Cela ne serait pas grave si, demain, on ne pouvait redouter qu'ils transfèrent désormais durablement sur le dollar leurs habitudes de transaction et de thésaurisation. Tout simplement dans toute cette partie de l'Europe on apprendra, encore plus, à compter en dollar plutôt qu'en mark. Et l'Euro, ayant une parité "proche" du Dollar sera tenu pour ce qu'il est : un ersatz de Dollar.
La théorie naïve de la "force monétaire", développée par les propagandistes et les maîtres d'uvre de l'union monétaire, recevra donc à nouveau un très sérieux démenti. L'Euro en devenant la monnaie de 375 millions de personnes va acquérir, au début de sa carrière, une "force" de même nature que celle de la Roupie indienne ou du Yuan chinois : soit une "force" négative Ceci va, certes, créer des opportunités intéressantes pour certains investisseurs et divers opérateurs internationaux avisés.
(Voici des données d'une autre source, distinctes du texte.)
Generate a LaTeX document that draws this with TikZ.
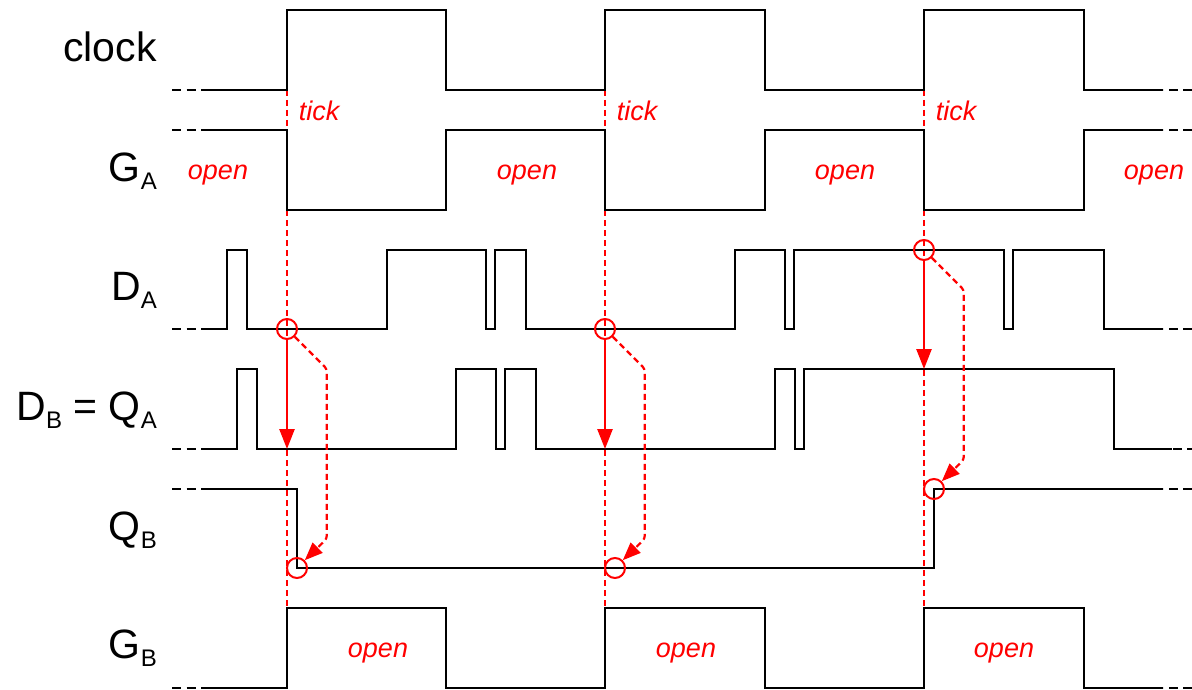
\documentclass[tikz,border=0pt]{standalone}
\usepackage{fontspec}
\setmainfont{Liberation Sans}
\usetikzlibrary{arrows.meta}

\newcommand{\sig}[2]{#1\raisebox{-8pt}{\fontsize{24}{24}\selectfont #2}}

\begin{document}
\begin{tikzpicture}[x=1pt,y=-1pt,
  wave/.style={line width=2.8pt},
  stub/.style={line width=2.8pt,dash pattern=on 9pt off 5.5pt},
  tickline/.style={red,line width=2.2pt,dash pattern=on 6pt off 4pt},
  ring/.style={circle,draw=red,line width=2pt,minimum size=20pt,inner sep=0pt},
  hit/.style={red,line width=2.6pt,-{Triangle[length=20pt,width=15pt]}},
  hold/.style={red,line width=2.2pt,dash pattern=on 6pt off 4pt,rounded corners=3pt,-{Triangle[length=18pt,width=14pt]}},
  lab/.style={anchor=base east,inner sep=0pt,font=\fontsize{41}{49}\selectfont},
  note/.style={red,anchor=base,inner sep=0pt,font=\fontsize{27}{32}\selectfont\itshape}]
  \useasboundingbox (0,0) rectangle (1192,690);
  % flancos de subida del reloj
  \coordinate (t1) at (287,10); \coordinate (b1) at (287,688);
  \coordinate (t2) at (605,10); \coordinate (b2) at (605,688);
  \coordinate (t3) at (924,10); \coordinate (b3) at (924,688);
  \draw[tickline] (t1)--(b1); \draw[tickline] (t2)--(b2); \draw[tickline] (t3)--(b3);
  % senales
  \draw[wave] (202,90)--(287,90)--(287,10)--(446,10)--(446,90)--(605,90)--(605,10)--(765,10)--(765,90)--(924,90)--(924,10)--(1084,10)--(1084,90)--(1163,90);
  \draw[wave] (202,130)--(287,130)--(287,210)--(446,210)--(446,130)--(605,130)--(605,210)--(765,210)--(765,130)--(924,130)--(924,210)--(1084,210)--(1084,130)--(1163,130);
  \draw[wave] (202,329)--(227,329)--(227,250)--(247,250)--(247,329)--(387,329)--(387,250)--(486,250)--(486,329)--(495,329)--(495,250)--(526,250)--(526,329)--(735,329)--(735,250)--(785,250)--(785,329)--(794,329)--(794,250)--(1004,250)--(1004,329)--(1013,329)--(1013,250)--(1104,250)--(1104,329)--(1163,329);
  \draw[wave] (202,449)--(237,449)--(237,369)--(257,369)--(257,449)--(456,449)--(456,369)--(496,369)--(496,449)--(505,449)--(505,369)--(536,369)--(536,449)--(775,449)--(775,369)--(795,369)--(795,449)--(804,449)--(804,369)--(1114,369)--(1114,449)--(1172,449);
  \draw[wave] (202,489)--(297,489)--(297,568)--(934,568)--(934,489)--(1163,489);
  \draw[wave] (202,688)--(287,688)--(287,608)--(446,608)--(446,688)--(605,688)--(605,608)--(765,608)--(765,688)--(924,688)--(924,608)--(1084,608)--(1084,688)--(1163,688);
  % puntas discontinuas
  \draw[stub] (172,90)--(202,90) (1192,90)--(1163,90);
  \draw[stub] (172,130)--(202,130) (1192,130)--(1163,130);
  \draw[stub] (172,329)--(202,329) (1192,329)--(1163,329);
  \draw[stub] (172,449)--(202,449) (1196,449)--(1172,449);
  \draw[stub] (172,489)--(202,489) (1192,489)--(1163,489);
  \draw[stub] (172,688)--(202,688) (1192,688)--(1163,688);
  % muestras
  \node[ring] (da1) at (287,329) {}; \node[ring] (da2) at (605,329) {}; \node[ring] (da3) at (924,250) {};
  \node[ring] (qb1) at (297,568) {}; \node[ring] (qb2) at (615,568) {}; \node[ring] (qb3) at (934,489) {};
  \coordinate (qa1) at (287,449); \coordinate (qa2) at (605,449); \coordinate (qa3) at (924,369);
  \draw[hit] (da1)--(qa1); \draw[hit] (da2)--(qa2); \draw[hit] (da3)--(qa3);
  \draw[hold] (da1.south east)--++(32,32)--++(0,170)--(qb1.north east);
  \draw[hold] (da2.south east)--++(32,32)--++(0,170)--(qb2.north east);
  \draw[hold] (da3.south east)--++(32,32)--++(0,170)--(qb3.north east);
  % nombres
  \node[lab] (lclk) at (157,62) {clock};
  \node[lab] (lga) at (157,182) {\sig{G}{A}};
  \node[lab] (lda) at (157,300) {\sig{D}{A}};
  \node[lab] (lqa) at (157,420) {\sig{D}{B} = \sig{Q}{A}};
  \node[lab] (lqb) at (157,540) {\sig{Q}{B}};
  \node[lab] (lgb) at (157,658) {\sig{G}{B}};
  \node[note] (tk1) at (319,121) {tick}; \node[note] (tk2) at (637,121) {tick}; \node[note] (tk3) at (956,121) {tick};
  \node[note] (oa1) at (218,180) {open}; \node[note] (oa2) at (527,180) {open};
  \node[note] (oa3) at (845,180) {open}; \node[note] (oa4) at (1154,180) {open};
  \node[note] (ob1) at (378,657) {open}; \node[note] (ob2) at (686,657) {open}; \node[note] (ob3) at (1004,657) {open};
\end{tikzpicture}
\end{document}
10 ans après la signature des accords de Maastricht en 1991, malgré la définition des fameux critères de convergence, et en dépit du pacte de stabilité de 1997, les vraies difficultés résultent des comptes publics délabrés des 3 grands États de la zone euro, l'Allemagne, la France et l'Italie.
Soulignons que ce n'est pas la faute de l'Europe, mais celle des États.
L'Allemagne a encore pour problème d'absorber ses nouveaux Länder. Ses difficultés sont à l'est. L'Italie a choisi une voie économique qui lui sera bientôt bénéfique. La France, avec son déficit aggravé pour 2002, semble quant à elle se complaire dans son rôle d'homme malade de l'Europe.